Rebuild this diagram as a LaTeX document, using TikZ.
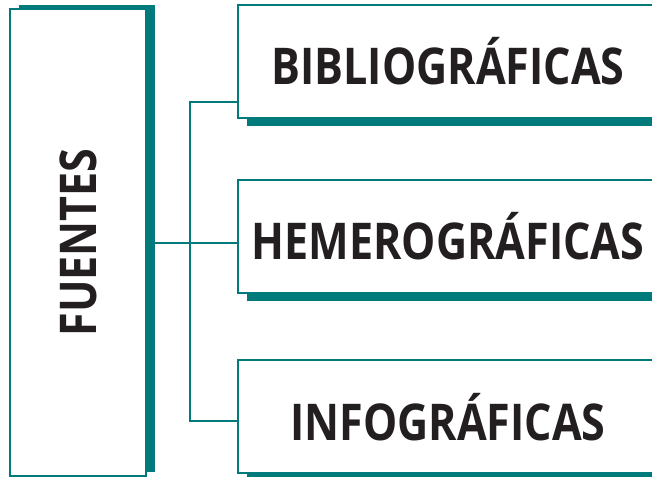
\documentclass[tikz,border=0pt]{standalone}
\usepackage{fontspec}
\setmainfont{Open Sans}[FakeStretch=0.85]
\usetikzlibrary{positioning,shadows}
\definecolor{petrol}{HTML}{007A7A}
\definecolor{ink}{HTML}{231F20}
\tikzset{
  srcbox/.style={draw=petrol,fill=white,line width=1.5pt,
    font=\fontsize{38}{40}\selectfont\bfseries\color{ink},align=center},
  mainbox/.style={srcbox,minimum width=102pt,minimum height=350pt,
    general shadow={fill=petrol,shadow xshift=6.4pt,shadow yshift=3pt}},
  typebox/.style={srcbox,minimum width=315pt,minimum height=84.75pt,
    general shadow={fill=petrol,shadow xshift=6.6pt,shadow yshift=-6pt}},
  link/.style={draw=petrol,line width=1.5pt},
}

\begin{document}
\begin{tikzpicture}[x=0.75pt,y=-0.75pt]
  \useasboundingbox (0,0) rectangle (652,477);

  \node[mainbox] (fuentes) at (78,242.5) {\rotatebox{90}{FUENTES}};

  \node[typebox] (bib) at (448,61.5) {BIBLIOGRÁFICAS};
  \node[typebox,below=45pt of bib] (hemero) {HEMEROGRÁFICAS};
  \node[typebox,below=49pt of hemero] (info) {INFOGRÁFICAS};

  % tree branches
  \coordinate (split) at (190,244);
  \draw[link] (fuentes.east) -- (fuentes.east -| hemero.west);
  \draw[link] ([yshift=12.75pt]bib.south west) -| (split)
    |- ([yshift=-3pt]info.west);
\end{tikzpicture}
\end{document}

→ EXERCISE OBJECTIVE:
Pictures stay out. Repeat only the lines from the beginning of the data through the line that has "(fuentes) at (78,242.5)".

→ TASK RESULT:
Rebuild this diagram as a LaTeX document, using TikZ.
\documentclass[tikz,border=0pt]{standalone}
\usepackage{fontspec}
\setmainfont{Open Sans}[FakeStretch=0.85]
\usetikzlibrary{positioning,shadows}
\definecolor{petrol}{HTML}{007A7A}
\definecolor{ink}{HTML}{231F20}
\tikzset{
  srcbox/.style={draw=petrol,fill=white,line width=1.5pt,
    font=\fontsize{38}{40}\selectfont\bfseries\color{ink},align=center},
  mainbox/.style={srcbox,minimum width=102pt,minimum height=350pt,
    general shadow={fill=petrol,shadow xshift=6.4pt,shadow yshift=3pt}},
  typebox/.style={srcbox,minimum width=315pt,minimum height=84.75pt,
    general shadow={fill=petrol,shadow xshift=6.6pt,shadow yshift=-6pt}},
  link/.style={draw=petrol,line width=1.5pt},
}

\begin{document}
\begin{tikzpicture}[x=0.75pt,y=-0.75pt]
  \useasboundingbox (0,0) rectangle (652,477);

  \node[mainbox] (fuentes) at (78,242.5) {\rotatebox{90}{FUENTES}};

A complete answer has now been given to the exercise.